_Task description:_
Return the listing below verbatim. Pictures do not belong in the copy.

_Data:_
# # # # #

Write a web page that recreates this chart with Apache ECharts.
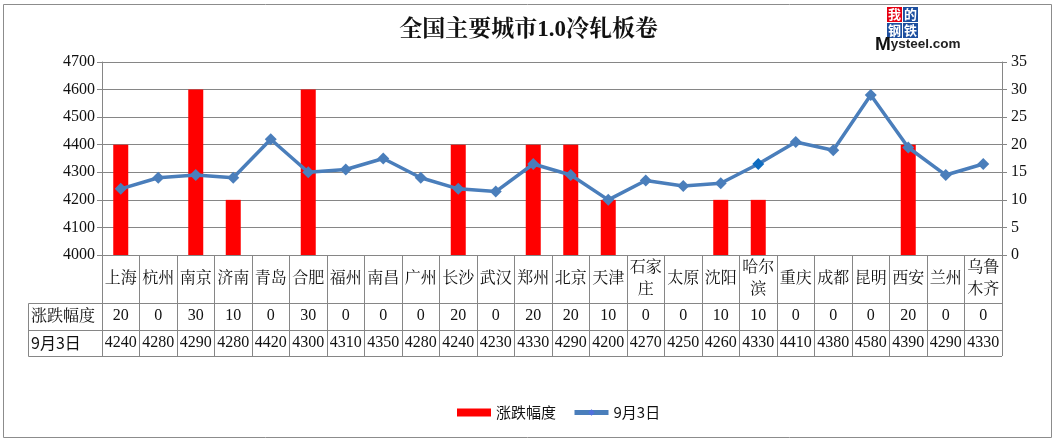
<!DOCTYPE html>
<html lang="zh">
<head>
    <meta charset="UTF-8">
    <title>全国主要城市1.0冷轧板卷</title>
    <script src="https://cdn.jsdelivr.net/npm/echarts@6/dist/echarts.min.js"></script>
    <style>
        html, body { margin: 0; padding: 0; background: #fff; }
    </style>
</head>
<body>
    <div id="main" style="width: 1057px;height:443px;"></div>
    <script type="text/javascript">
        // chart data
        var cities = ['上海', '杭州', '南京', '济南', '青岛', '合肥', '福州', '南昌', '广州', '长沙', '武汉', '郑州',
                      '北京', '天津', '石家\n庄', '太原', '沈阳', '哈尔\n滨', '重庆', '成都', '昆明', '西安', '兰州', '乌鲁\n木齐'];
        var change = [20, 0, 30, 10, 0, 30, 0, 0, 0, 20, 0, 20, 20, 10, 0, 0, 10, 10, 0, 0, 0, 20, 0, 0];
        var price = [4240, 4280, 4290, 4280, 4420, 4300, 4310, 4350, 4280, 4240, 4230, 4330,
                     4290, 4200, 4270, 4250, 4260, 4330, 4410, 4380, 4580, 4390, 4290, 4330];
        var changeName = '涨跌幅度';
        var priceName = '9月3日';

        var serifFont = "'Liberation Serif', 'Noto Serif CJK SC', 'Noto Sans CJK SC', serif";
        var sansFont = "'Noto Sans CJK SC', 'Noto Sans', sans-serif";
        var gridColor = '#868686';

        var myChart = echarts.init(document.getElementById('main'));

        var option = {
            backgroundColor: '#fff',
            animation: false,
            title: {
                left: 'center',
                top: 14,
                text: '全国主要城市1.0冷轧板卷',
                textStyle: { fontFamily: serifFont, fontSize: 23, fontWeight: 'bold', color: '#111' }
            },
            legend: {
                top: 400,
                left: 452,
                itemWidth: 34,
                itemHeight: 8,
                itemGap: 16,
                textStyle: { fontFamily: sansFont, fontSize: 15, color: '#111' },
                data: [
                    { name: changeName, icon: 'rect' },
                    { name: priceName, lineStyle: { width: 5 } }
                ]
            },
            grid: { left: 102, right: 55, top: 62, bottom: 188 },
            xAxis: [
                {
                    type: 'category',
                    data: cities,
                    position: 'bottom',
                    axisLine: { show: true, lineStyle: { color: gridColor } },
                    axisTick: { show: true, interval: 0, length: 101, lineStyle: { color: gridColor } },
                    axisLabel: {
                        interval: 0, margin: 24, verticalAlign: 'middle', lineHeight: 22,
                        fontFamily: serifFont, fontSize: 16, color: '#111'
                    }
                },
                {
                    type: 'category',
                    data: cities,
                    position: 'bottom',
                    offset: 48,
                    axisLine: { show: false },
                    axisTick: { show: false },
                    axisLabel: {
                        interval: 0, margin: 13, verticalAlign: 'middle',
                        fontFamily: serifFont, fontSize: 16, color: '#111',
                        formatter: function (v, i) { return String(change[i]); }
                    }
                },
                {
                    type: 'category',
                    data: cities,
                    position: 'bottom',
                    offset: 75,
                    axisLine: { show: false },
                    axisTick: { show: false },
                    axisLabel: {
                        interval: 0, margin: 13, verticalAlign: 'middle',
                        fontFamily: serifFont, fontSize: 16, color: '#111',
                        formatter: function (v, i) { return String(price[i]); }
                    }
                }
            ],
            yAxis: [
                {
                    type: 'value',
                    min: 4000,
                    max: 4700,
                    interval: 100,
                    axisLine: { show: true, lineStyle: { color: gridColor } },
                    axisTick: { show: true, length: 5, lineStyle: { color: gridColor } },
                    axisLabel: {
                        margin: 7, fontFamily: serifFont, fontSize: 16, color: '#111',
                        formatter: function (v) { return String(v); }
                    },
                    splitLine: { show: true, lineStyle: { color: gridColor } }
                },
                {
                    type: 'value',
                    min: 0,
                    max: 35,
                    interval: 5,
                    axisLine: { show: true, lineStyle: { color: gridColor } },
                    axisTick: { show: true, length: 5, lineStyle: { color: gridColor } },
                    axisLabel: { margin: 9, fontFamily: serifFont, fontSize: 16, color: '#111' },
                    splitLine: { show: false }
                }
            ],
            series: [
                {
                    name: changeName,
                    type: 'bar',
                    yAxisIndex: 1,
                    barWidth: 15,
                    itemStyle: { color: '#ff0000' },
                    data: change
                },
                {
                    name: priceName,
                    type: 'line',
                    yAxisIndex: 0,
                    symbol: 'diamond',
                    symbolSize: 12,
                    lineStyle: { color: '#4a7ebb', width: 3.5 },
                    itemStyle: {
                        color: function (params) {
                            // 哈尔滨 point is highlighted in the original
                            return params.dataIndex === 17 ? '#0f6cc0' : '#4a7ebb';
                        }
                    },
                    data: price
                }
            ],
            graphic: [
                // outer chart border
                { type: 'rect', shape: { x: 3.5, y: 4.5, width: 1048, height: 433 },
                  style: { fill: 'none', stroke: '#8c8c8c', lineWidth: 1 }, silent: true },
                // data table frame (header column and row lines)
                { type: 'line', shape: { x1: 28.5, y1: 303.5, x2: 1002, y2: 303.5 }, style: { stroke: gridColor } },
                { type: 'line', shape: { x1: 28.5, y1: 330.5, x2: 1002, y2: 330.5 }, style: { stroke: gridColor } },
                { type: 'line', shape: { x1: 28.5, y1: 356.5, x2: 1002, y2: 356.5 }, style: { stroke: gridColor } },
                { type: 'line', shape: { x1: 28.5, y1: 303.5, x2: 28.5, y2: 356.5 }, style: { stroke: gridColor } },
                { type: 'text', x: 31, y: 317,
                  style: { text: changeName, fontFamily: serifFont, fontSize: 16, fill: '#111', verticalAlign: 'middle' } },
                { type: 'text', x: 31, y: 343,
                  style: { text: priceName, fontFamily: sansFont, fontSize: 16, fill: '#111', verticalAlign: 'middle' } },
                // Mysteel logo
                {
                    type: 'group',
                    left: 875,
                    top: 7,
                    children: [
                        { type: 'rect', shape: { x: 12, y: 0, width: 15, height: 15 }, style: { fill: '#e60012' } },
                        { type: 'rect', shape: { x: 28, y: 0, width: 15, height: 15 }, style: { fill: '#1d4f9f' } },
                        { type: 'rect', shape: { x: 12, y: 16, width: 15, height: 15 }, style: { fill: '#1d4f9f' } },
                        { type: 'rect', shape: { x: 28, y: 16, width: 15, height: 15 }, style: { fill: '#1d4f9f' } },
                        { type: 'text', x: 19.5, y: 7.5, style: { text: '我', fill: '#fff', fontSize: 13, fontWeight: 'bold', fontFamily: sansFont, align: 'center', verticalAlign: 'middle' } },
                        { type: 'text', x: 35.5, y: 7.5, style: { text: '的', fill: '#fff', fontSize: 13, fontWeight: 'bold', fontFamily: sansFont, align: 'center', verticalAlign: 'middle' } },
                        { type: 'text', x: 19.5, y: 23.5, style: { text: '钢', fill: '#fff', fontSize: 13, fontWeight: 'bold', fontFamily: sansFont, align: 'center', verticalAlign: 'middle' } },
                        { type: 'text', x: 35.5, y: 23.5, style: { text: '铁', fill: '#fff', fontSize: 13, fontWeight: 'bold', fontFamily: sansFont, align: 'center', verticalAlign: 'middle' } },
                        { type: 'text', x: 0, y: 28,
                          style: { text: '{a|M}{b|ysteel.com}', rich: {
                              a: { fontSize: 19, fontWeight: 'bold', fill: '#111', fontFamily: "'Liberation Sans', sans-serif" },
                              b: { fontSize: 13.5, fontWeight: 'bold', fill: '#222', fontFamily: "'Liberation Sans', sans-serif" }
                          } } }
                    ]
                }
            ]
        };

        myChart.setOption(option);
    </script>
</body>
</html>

# # # # #

_Answer to this exercise:_
Write a web page that recreates this chart with Apache ECharts.
<!DOCTYPE html>
<html lang="zh">
<head>
    <meta charset="UTF-8">
    <title>全国主要城市1.0冷轧板卷</title>
    <script src="https://cdn.jsdelivr.net/npm/echarts@6/dist/echarts.min.js"></script>
    <style>
        html, body { margin: 0; padding: 0; background: #fff; }
    </style>
</head>
<body>
    <div id="main" style="width: 1057px;height:443px;"></div>
    <script type="text/javascript">
        // chart data
        var cities = ['上海', '杭州', '南京', '济南', '青岛', '合肥', '福州', '南昌', '广州', '长沙', '武汉', '郑州',
                      '北京', '天津', '石家\n庄', '太原', '沈阳', '哈尔\n滨', '重庆', '成都', '昆明', '西安', '兰州', '乌鲁\n木齐'];
        var change = [20, 0, 30, 10, 0, 30, 0, 0, 0, 20, 0, 20, 20, 10, 0, 0, 10, 10, 0, 0, 0, 20, 0, 0];
        var price = [4240, 4280, 4290, 4280, 4420, 4300, 4310, 4350, 4280, 4240, 4230, 4330,
                     4290, 4200, 4270, 4250, 4260, 4330, 4410, 4380, 4580, 4390, 4290, 4330];
        var changeName = '涨跌幅度';
        var priceName = '9月3日';

        var serifFont = "'Liberation Serif', 'Noto Serif CJK SC', 'Noto Sans CJK SC', serif";
        var sansFont = "'Noto Sans CJK SC', 'Noto Sans', sans-serif";
        var gridColor = '#868686';

        var myChart = echarts.init(document.getElementById('main'));

        var option = {
            backgroundColor: '#fff',
            animation: false,
            title: {
                left: 'center',
                top: 14,
                text: '全国主要城市1.0冷轧板卷',
                textStyle: { fontFamily: serifFont, fontSize: 23, fontWeight: 'bold', color: '#111' }
            },
            legend: {
                top: 400,
                left: 452,
                itemWidth: 34,
                itemHeight: 8,
                itemGap: 16,
                textStyle: { fontFamily: sansFont, fontSize: 15, color: '#111' },
                data: [
                    { name: changeName, icon: 'rect' },
                    { name: priceName, lineStyle: { width: 5 } }
                ]
            },
            grid: { left: 102, right: 55, top: 62, bottom: 188 },
            xAxis: [
                {
                    type: 'category',
                    data: cities,
                    position: 'bottom',
                    axisLine: { show: true, lineStyle: { color: gridColor } },
                    axisTick: { show: true, interval: 0, length: 101, lineStyle: { color: gridColor } },
                    axisLabel: {
                        interval: 0, margin: 24, verticalAlign: 'middle', lineHeight: 22,
                        fontFamily: serifFont, fontSize: 16, color: '#111'
                    }
                },
                {
                    type: 'category',
                    data: cities,
                    position: 'bottom',
                    offset: 48,
                    axisLine: { show: false },
                    axisTick: { show: false },
                    axisLabel: {
                        interval: 0, margin: 13, verticalAlign: 'middle',
                        fontFamily: serifFont, fontSize: 16, color: '#111',
                        formatter: function (v, i) { return String(change[i]); }
                    }
                },
                {
                    type: 'category',
                    data: cities,
                    position: 'bottom',
                    offset: 75,
                    axisLine: { show: false },
                    axisTick: { show: false },
                    axisLabel: {
                        interval: 0, margin: 13, verticalAlign: 'middle',
                        fontFamily: serifFont, fontSize: 16, color: '#111',
                        formatter: function (v, i) { return String(price[i]); }
                    }
                }
            ],
            yAxis: [
                {
                    type: 'value',
                    min: 4000,
                    max: 4700,
                    interval: 100,
                    axisLine: { show: true, lineStyle: { color: gridColor } },
                    axisTick: { show: true, length: 5, lineStyle: { color: gridColor } },
                    axisLabel: {
                        margin: 7, fontFamily: serifFont, fontSize: 16, color: '#111',
                        formatter: function (v) { return String(v); }
                    },
                    splitLine: { show: true, lineStyle: { color: gridColor } }
                },
                {
                    type: 'value',
                    min: 0,
                    max: 35,
                    interval: 5,
                    axisLine: { show: true, lineStyle: { color: gridColor } },
                    axisTick: { show: true, length: 5, lineStyle: { color: gridColor } },
                    axisLabel: { margin: 9, fontFamily: serifFont, fontSize: 16, color: '#111' },
                    splitLine: { show: false }
                }
            ],
            series: [
                {
                    name: changeName,
                    type: 'bar',
                    yAxisIndex: 1,
                    barWidth: 15,
                    itemStyle: { color: '#ff0000' },
                    data: change
                },
                {
                    name: priceName,
                    type: 'line',
                    yAxisIndex: 0,
                    symbol: 'diamond',
                    symbolSize: 12,
                    lineStyle: { color: '#4a7ebb', width: 3.5 },
                    itemStyle: {
                        color: function (params) {
                            // 哈尔滨 point is highlighted in the original
                            return params.dataIndex === 17 ? '#0f6cc0' : '#4a7ebb';
                        }
                    },
                    data: price
                }
            ],
            graphic: [
                // outer chart border
                { type: 'rect', shape: { x: 3.5, y: 4.5, width: 1048, height: 433 },
                  style: { fill: 'none', stroke: '#8c8c8c', lineWidth: 1 }, silent: true },
                // data table frame (header column and row lines)
                { type: 'line', shape: { x1: 28.5, y1: 303.5, x2: 1002, y2: 303.5 }, style: { stroke: gridColor } },
                { type: 'line', shape: { x1: 28.5, y1: 330.5, x2: 1002, y2: 330.5 }, style: { stroke: gridColor } },
                { type: 'line', shape: { x1: 28.5, y1: 356.5, x2: 1002, y2: 356.5 }, style: { stroke: gridColor } },
                { type: 'line', shape: { x1: 28.5, y1: 303.5, x2: 28.5, y2: 356.5 }, style: { stroke: gridColor } },
                { type: 'text', x: 31, y: 317,
                  style: { text: changeName, fontFamily: serifFont, fontSize: 16, fill: '#111', verticalAlign: 'middle' } },
                { type: 'text', x: 31, y: 343,
                  style: { text: priceName, fontFamily: sansFont, fontSize: 16, fill: '#111', verticalAlign: 'middle' } },
                // Mysteel logo
                {
                    type: 'group',
                    left: 875,
                    top: 7,
                    children: [
                        { type: 'rect', shape: { x: 12, y: 0, width: 15, height: 15 }, style: { fill: '#e60012' } },
                        { type: 'rect', shape: { x: 28, y: 0, width: 15, height: 15 }, style: { fill: '#1d4f9f' } },
                        { type: 'rect', shape: { x: 12, y: 16, width: 15, height: 15 }, style: { fill: '#1d4f9f' } },
                        { type: 'rect', shape: { x: 28, y: 16, width: 15, height: 15 }, style: { fill: '#1d4f9f' } },
                        { type: 'text', x: 19.5, y: 7.5, style: { text: '我', fill: '#fff', fontSize: 13, fontWeight: 'bold', fontFamily: sansFont, align: 'center', verticalAlign: 'middle' } },
                        { type: 'text', x: 35.5, y: 7.5, style: { text: '的', fill: '#fff', fontSize: 13, fontWeight: 'bold', fontFamily: sansFont, align: 'center', verticalAlign: 'middle' } },
                        { type: 'text', x: 19.5, y: 23.5, style: { text: '钢', fill: '#fff', fontSize: 13, fontWeight: 'bold', fontFamily: sansFont, align: 'center', verticalAlign: 'middle' } },
                        { type: 'text', x: 35.5, y: 23.5, style: { text: '铁', fill: '#fff', fontSize: 13, fontWeight: 'bold', fontFamily: sansFont, align: 'center', verticalAlign: 'middle' } },
                        { type: 'text', x: 0, y: 28,
                          style: { text: '{a|M}{b|ysteel.com}', rich: {
                              a: { fontSize: 19, fontWeight: 'bold', fill: '#111', fontFamily: "'Liberation Sans', sans-serif" },
                              b: { fontSize: 13.5, fontWeight: 'bold', fill: '#222', fontFamily: "'Liberation Sans', sans-serif" }
                          } } }
                    ]
                }
            ]
        };

        myChart.setOption(option);
    </script>
</body>
</html>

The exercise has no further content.